10. The Joy of Autumn (Allegro vivace). This is a splendidly exhilarating piece and the longest by far of the set. The music leaps along with the sheer joy of living, the themes being singularly fresh and bright. The whole number is written in a brilliant and masterly manner, requiring a polished pianoforte technique to secure its full effect, especially in the exultant whirl and rush in the final page. A comparison of this piece with the In Autumn of the Woodland Sketches (Op. 51) makes the great advancement of MacDowell in the technique of composition obvious even to the tyro. The Joy of Autumn is one of the most brilliant and spontaneous things in modern music; it is never commonplace, it is always MacDowel-like in spirit and artistic worth, and shows its author at the height of his maturity. With this joyous and beautiful piece, MacDowell bade farewell to his God-given creative art.
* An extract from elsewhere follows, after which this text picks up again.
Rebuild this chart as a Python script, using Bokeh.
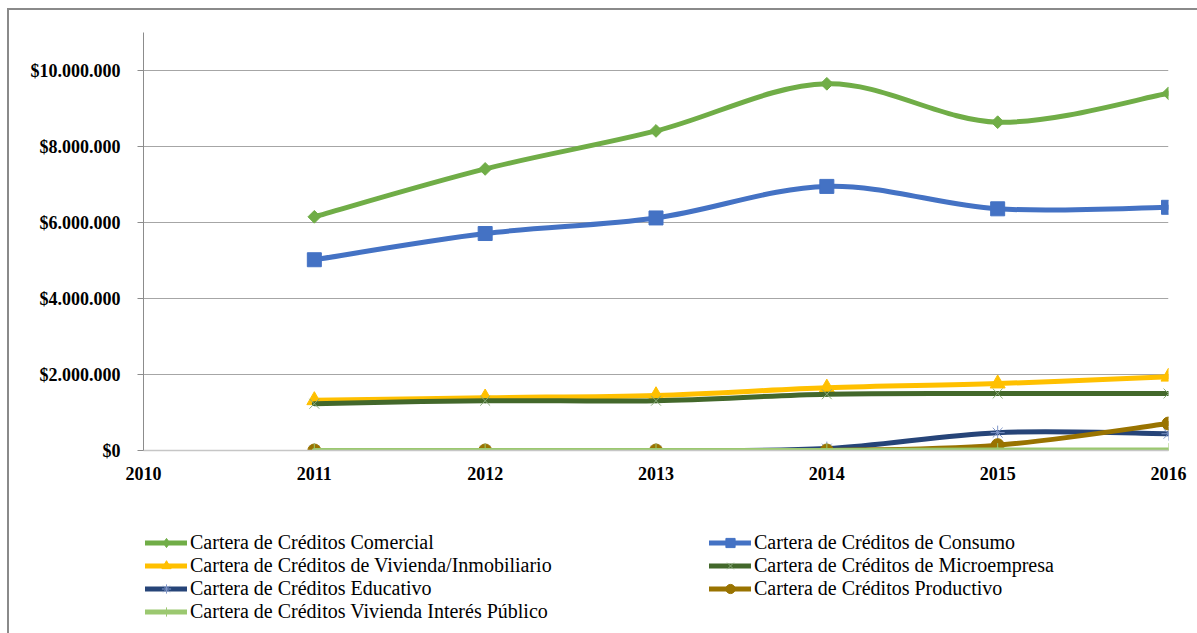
from bokeh.plotting import figure
from bokeh.layouts import column
from bokeh.models import Legend, LegendItem, FixedTicker, CustomJSTickFormatter
from bokeh.embed import file_html
from bokeh.resources import INLINE
import math

years = [2011, 2012, 2013, 2014, 2015, 2016]
x_ticks = [2010, 2011, 2012, 2013, 2014, 2015, 2016]
y_ticks = [0, 2000000, 4000000, 6000000, 8000000, 10000000]

comercial = [6150000, 7410000, 8410000, 9650000, 8640000, 9400000]
consumo = [5020000, 5710000, 6120000, 6950000, 6360000, 6400000]
vivienda = [1320000, 1390000, 1450000, 1650000, 1760000, 1940000]
microempresa = [1230000, 1310000, 1310000, 1480000, 1500000, 1500000]
educativo = [0, 0, 0, 50000, 470000, 440000]
productivo = [0, 0, 0, 0, 140000, 710000]
vivienda_publico = [0, 0, 0, 0, 10000, 10000]

names = [
    "Cartera de Créditos Comercial",
    "Cartera de Créditos de Consumo",
    "Cartera de Créditos de Vivienda/Inmobiliario",
    "Cartera de Créditos de Microempresa",
    "Cartera de Créditos Educativo",
    "Cartera de Créditos Productivo",
    "Cartera de Créditos Vivienda Interés Público",
]
values = [comercial, consumo, vivienda, microempresa, educativo, productivo, vivienda_publico]

line_colors = ["#70ad47", "#4472c4", "#ffc000", "#43682b", "#264478", "#997300", "#9bc870"]
marker_styles = [
    dict(marker="square", size=9, angle=math.pi / 4, fill_color="#70ad47", line_color="#70ad47", line_width=1),
    dict(marker="square", size=14, fill_color="#4472c4", line_color="#4472c4", line_width=1),
    dict(marker="triangle", size=15, fill_color="#ffc000", line_color="#ffc000", line_width=1),
    dict(marker="x", size=14, fill_color=None, line_color="#8aab7a", line_width=1),
    dict(marker="asterisk", size=14, fill_color=None, line_color="#8096c8", line_width=1),
    dict(marker="circle", size=13, fill_color="#997300", line_color="#997300", line_width=1),
    dict(marker="cross", size=14, fill_color=None, line_color="#9bc870", line_width=1),
]

# ---------------- main chart ----------------
p = figure(
    frame_width=1025, frame_height=418,
    min_border_left=134, min_border_top=22, min_border_right=29, min_border_bottom=45,
    x_range=(2010, 2016), y_range=(0, 11000000),
    output_backend="svg", toolbar_location=None,
)
p.outline_line_color = None
p.background_fill_color = "white"
p.border_fill_color = "white"

p.xgrid.grid_line_color = None
p.ygrid.grid_line_color = "#a6a6a6"
p.ygrid.grid_line_width = 1
p.ygrid.ticker = FixedTicker(ticks=y_ticks[1:])

p.yaxis.ticker = FixedTicker(ticks=y_ticks)
p.yaxis.formatter = CustomJSTickFormatter(
    code="return '$' + Math.round(tick).toString().replace(/\\B(?=(\\d{3})+(?!\\d))/g, '.');")
p.yaxis.axis_line_color = "#8c8c8c"
p.yaxis.major_tick_line_color = "#8c8c8c"
p.yaxis.major_tick_out = 6
p.yaxis.major_tick_in = 0
p.yaxis.minor_tick_line_color = None
p.yaxis.major_label_standoff = 17

p.xaxis.ticker = FixedTicker(ticks=x_ticks)
p.xaxis.axis_line_color = "#c6c6c6"
p.xaxis.axis_line_width = 1.5
p.xaxis.major_tick_line_color = None
p.xaxis.major_tick_out = 0
p.xaxis.major_tick_in = 0
p.xaxis.minor_tick_line_color = None
p.xaxis.major_label_standoff = 16

for ax in (p.xaxis, p.yaxis):
    ax.major_label_text_font = "Liberation Serif"
    ax.major_label_text_font_style = "bold"
    ax.major_label_text_font_size = "18px"
    ax.major_label_text_color = "#000000"


def smooth_controls(xs, ys):
    n = len(xs)
    x0, y0, x1, y1, cx0, cy0, cx1, cy1 = [], [], [], [], [], [], [], []
    for i in range(n - 1):
        pm = max(i - 1, 0)
        pn = min(i + 2, n - 1)
        x0.append(xs[i]); y0.append(ys[i])
        x1.append(xs[i + 1]); y1.append(ys[i + 1])
        cx0.append(xs[i] + (xs[i + 1] - xs[pm]) / 6.0)
        cy0.append(ys[i] + (ys[i + 1] - ys[pm]) / 6.0)
        cx1.append(xs[i + 1] - (xs[pn] - xs[i]) / 6.0)
        cy1.append(ys[i + 1] - (ys[pn] - ys[i]) / 6.0)
    return dict(x0=x0, y0=y0, x1=x1, y1=y1, cx0=cx0, cy0=cy0, cx1=cx1, cy1=cy1)


for vals, col, ms in zip(values, line_colors, marker_styles):
    c = smooth_controls(years, vals)
    p.bezier(x0=c["x0"], y0=c["y0"], x1=c["x1"], y1=c["y1"],
             cx0=c["cx0"], cy0=c["cy0"], cx1=c["cx1"], cy1=c["cy1"],
             line_color=col, line_width=5, line_cap="round")
    p.scatter(x=years, y=vals, **ms)

# ---------------- legend strip ----------------
leg_fig = figure(
    frame_width=1188, frame_height=138,
    min_border_left=0, min_border_right=0, min_border_top=0, min_border_bottom=0,
    x_range=(0, 1), y_range=(0, 1), x_axis_type=None, y_axis_type=None,
    output_backend="svg", toolbar_location=None,
)
leg_fig.outline_line_color = None
leg_fig.xgrid.visible = False
leg_fig.ygrid.visible = False
leg_fig.border_fill_color = "white"

items = []
for name, vals, col, ms in zip(names, values, line_colors, marker_styles):
    lms = dict(ms)
    if "angle" in lms:
        lms.pop("angle")
        lms["marker"] = "diamond"
    ln = leg_fig.line(x=years, y=vals, line_color=col, line_width=5, line_cap="round")
    sc = leg_fig.scatter(x=years, y=vals, **lms)
    items.append(LegendItem(label=name, renderers=[ln, sc]))


def make_legend(its, loc):
    leg = Legend(items=its, location=loc, orientation="vertical")
    leg.label_text_font = "Liberation Serif"
    leg.label_text_font_size = "20px"
    leg.label_text_color = "#000000"
    leg.glyph_width = 42
    leg.glyph_height = 23
    leg.label_height = 23
    leg.label_standoff = 3
    leg.spacing = 0
    leg.padding = 0
    leg.margin = 0
    leg.border_line_color = None
    leg.background_fill_alpha = 0
    return leg


leg_fig.add_layout(make_legend([items[0], items[2], items[4], items[6]], (136, 10)))
leg_fig.add_layout(make_legend([items[1], items[3], items[5]], (700, 33)))

layout = column(
    p, leg_fig, spacing=0,
    styles={"margin-left": "7px", "margin-top": "8px",
            "border-left": "2px solid #8a8a8a", "border-top": "2px solid #8a8a8a",
            "background-color": "white"},
)

open("out.html", "w").write(file_html(layout, INLINE))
Happily he did not know at the time that From a Log Cabin was to prove a truer-expression of his future; a prophetic description of the tragic end of his life.
SIX LITTLE PIECES ON SKETCHES FOR PIANOFORTE, BY J.S. BACH,
Published by Arthur P. Schmidt.
These are illuminating little MacDowell-like adaptations of some sketches by “one of the world’s mightiest tone poets,” as MacDowell described J.S. Bach. They are charmingly and cleverly written, although not always satisfying, it is to be feared, to the strict purist.